> _Instructions for the task_: Copy the listing verbatim, excluding any images found in it.
[Begin]
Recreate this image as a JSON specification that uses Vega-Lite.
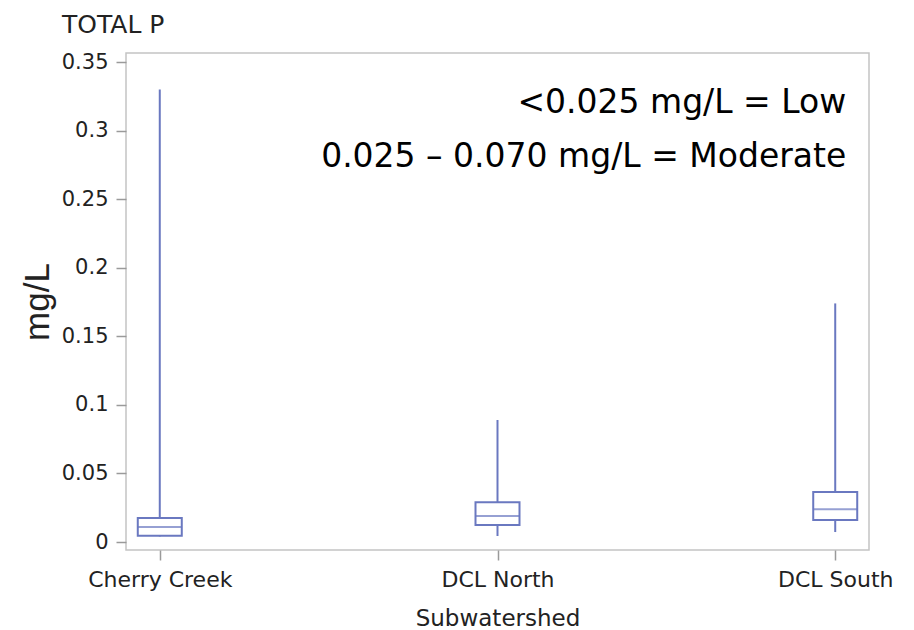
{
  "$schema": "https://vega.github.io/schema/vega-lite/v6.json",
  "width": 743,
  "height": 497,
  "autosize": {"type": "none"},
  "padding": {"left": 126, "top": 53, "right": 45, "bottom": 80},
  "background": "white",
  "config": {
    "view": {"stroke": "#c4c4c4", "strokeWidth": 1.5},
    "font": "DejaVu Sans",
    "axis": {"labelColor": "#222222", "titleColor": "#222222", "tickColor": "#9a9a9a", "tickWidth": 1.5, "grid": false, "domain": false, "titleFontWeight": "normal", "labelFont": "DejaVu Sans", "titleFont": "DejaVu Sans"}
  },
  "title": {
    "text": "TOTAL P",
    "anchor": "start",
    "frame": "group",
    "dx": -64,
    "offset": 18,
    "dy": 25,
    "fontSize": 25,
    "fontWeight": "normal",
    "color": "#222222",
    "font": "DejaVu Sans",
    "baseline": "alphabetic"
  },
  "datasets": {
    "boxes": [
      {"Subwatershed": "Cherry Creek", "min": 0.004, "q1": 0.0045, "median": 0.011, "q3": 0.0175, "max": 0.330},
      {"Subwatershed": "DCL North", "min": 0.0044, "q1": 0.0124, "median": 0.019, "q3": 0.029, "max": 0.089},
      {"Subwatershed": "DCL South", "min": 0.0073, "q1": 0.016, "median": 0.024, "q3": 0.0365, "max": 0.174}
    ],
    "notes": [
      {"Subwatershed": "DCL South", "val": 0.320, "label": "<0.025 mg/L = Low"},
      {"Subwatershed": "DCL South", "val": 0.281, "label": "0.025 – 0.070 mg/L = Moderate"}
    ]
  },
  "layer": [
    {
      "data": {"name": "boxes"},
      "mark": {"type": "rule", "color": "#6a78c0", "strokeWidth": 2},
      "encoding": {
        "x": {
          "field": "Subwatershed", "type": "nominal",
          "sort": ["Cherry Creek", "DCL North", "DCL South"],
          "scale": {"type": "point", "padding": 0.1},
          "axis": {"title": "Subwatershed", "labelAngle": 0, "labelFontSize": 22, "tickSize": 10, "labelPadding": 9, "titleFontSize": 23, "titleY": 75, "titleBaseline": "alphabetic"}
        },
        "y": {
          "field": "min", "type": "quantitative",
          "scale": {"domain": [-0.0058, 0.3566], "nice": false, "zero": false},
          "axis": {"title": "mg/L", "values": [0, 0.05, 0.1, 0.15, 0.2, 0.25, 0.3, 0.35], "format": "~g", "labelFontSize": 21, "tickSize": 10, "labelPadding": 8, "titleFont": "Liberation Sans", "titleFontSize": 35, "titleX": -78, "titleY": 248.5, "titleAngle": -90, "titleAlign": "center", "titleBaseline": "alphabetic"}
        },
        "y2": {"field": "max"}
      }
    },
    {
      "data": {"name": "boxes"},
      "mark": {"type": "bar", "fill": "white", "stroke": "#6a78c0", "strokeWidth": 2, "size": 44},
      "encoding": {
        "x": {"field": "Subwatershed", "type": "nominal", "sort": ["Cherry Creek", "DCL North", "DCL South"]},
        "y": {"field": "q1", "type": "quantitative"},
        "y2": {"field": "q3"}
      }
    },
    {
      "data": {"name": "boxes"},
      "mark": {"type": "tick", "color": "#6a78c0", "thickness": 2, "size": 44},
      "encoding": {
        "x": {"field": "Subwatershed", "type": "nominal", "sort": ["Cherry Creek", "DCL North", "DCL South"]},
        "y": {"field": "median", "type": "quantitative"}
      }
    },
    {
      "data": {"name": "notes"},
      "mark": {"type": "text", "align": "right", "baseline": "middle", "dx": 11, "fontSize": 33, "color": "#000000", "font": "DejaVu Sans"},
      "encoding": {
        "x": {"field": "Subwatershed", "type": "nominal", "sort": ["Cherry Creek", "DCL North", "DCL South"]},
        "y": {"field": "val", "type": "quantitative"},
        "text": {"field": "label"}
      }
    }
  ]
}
[End]
> _Solution below_:
Recreate this image as a JSON specification that uses Vega-Lite.
{
  "$schema": "https://vega.github.io/schema/vega-lite/v6.json",
  "width": 743,
  "height": 497,
  "autosize": {"type": "none"},
  "padding": {"left": 126, "top": 53, "right": 45, "bottom": 80},
  "background": "white",
  "config": {
    "view": {"stroke": "#c4c4c4", "strokeWidth": 1.5},
    "font": "DejaVu Sans",
    "axis": {"labelColor": "#222222", "titleColor": "#222222", "tickColor": "#9a9a9a", "tickWidth": 1.5, "grid": false, "domain": false, "titleFontWeight": "normal", "labelFont": "DejaVu Sans", "titleFont": "DejaVu Sans"}
  },
  "title": {
    "text": "TOTAL P",
    "anchor": "start",
    "frame": "group",
    "dx": -64,
    "offset": 18,
    "dy": 25,
    "fontSize": 25,
    "fontWeight": "normal",
    "color": "#222222",
    "font": "DejaVu Sans",
    "baseline": "alphabetic"
  },
  "datasets": {
    "boxes": [
      {"Subwatershed": "Cherry Creek", "min": 0.004, "q1": 0.0045, "median": 0.011, "q3": 0.0175, "max": 0.330},
      {"Subwatershed": "DCL North", "min": 0.0044, "q1": 0.0124, "median": 0.019, "q3": 0.029, "max": 0.089},
      {"Subwatershed": "DCL South", "min": 0.0073, "q1": 0.016, "median": 0.024, "q3": 0.0365, "max": 0.174}
    ],
    "notes": [
      {"Subwatershed": "DCL South", "val": 0.320, "label": "<0.025 mg/L = Low"},
      {"Subwatershed": "DCL South", "val": 0.281, "label": "0.025 – 0.070 mg/L = Moderate"}
    ]
  },
  "layer": [
    {
      "data": {"name": "boxes"},
      "mark": {"type": "rule", "color": "#6a78c0", "strokeWidth": 2},
      "encoding": {
        "x": {
          "field": "Subwatershed", "type": "nominal",
          "sort": ["Cherry Creek", "DCL North", "DCL South"],
          "scale": {"type": "point", "padding": 0.1},
          "axis": {"title": "Subwatershed", "labelAngle": 0, "labelFontSize": 22, "tickSize": 10, "labelPadding": 9, "titleFontSize": 23, "titleY": 75, "titleBaseline": "alphabetic"}
        },
        "y": {
          "field": "min", "type": "quantitative",
          "scale": {"domain": [-0.0058, 0.3566], "nice": false, "zero": false},
          "axis": {"title": "mg/L", "values": [0, 0.05, 0.1, 0.15, 0.2, 0.25, 0.3, 0.35], "format": "~g", "labelFontSize": 21, "tickSize": 10, "labelPadding": 8, "titleFont": "Liberation Sans", "titleFontSize": 35, "titleX": -78, "titleY": 248.5, "titleAngle": -90, "titleAlign": "center", "titleBaseline": "alphabetic"}
        },
        "y2": {"field": "max"}
      }
    },
    {
      "data": {"name": "boxes"},
      "mark": {"type": "bar", "fill": "white", "stroke": "#6a78c0", "strokeWidth": 2, "size": 44},
      "encoding": {
        "x": {"field": "Subwatershed", "type": "nominal", "sort": ["Cherry Creek", "DCL North", "DCL South"]},
        "y": {"field": "q1", "type": "quantitative"},
        "y2": {"field": "q3"}
      }
    },
    {
      "data": {"name": "boxes"},
      "mark": {"type": "tick", "color": "#6a78c0", "thickness": 2, "size": 44},
      "encoding": {
        "x": {"field": "Subwatershed", "type": "nominal", "sort": ["Cherry Creek", "DCL North", "DCL South"]},
        "y": {"field": "median", "type": "quantitative"}
      }
    },
    {
      "data": {"name": "notes"},
      "mark": {"type": "text", "align": "right", "baseline": "middle", "dx": 11, "fontSize": 33, "color": "#000000", "font": "DejaVu Sans"},
      "encoding": {
        "x": {"field": "Subwatershed", "type": "nominal", "sort": ["Cherry Creek", "DCL North", "DCL South"]},
        "y": {"field": "val", "type": "quantitative"},
        "text": {"field": "label"}
      }
    }
  ]
}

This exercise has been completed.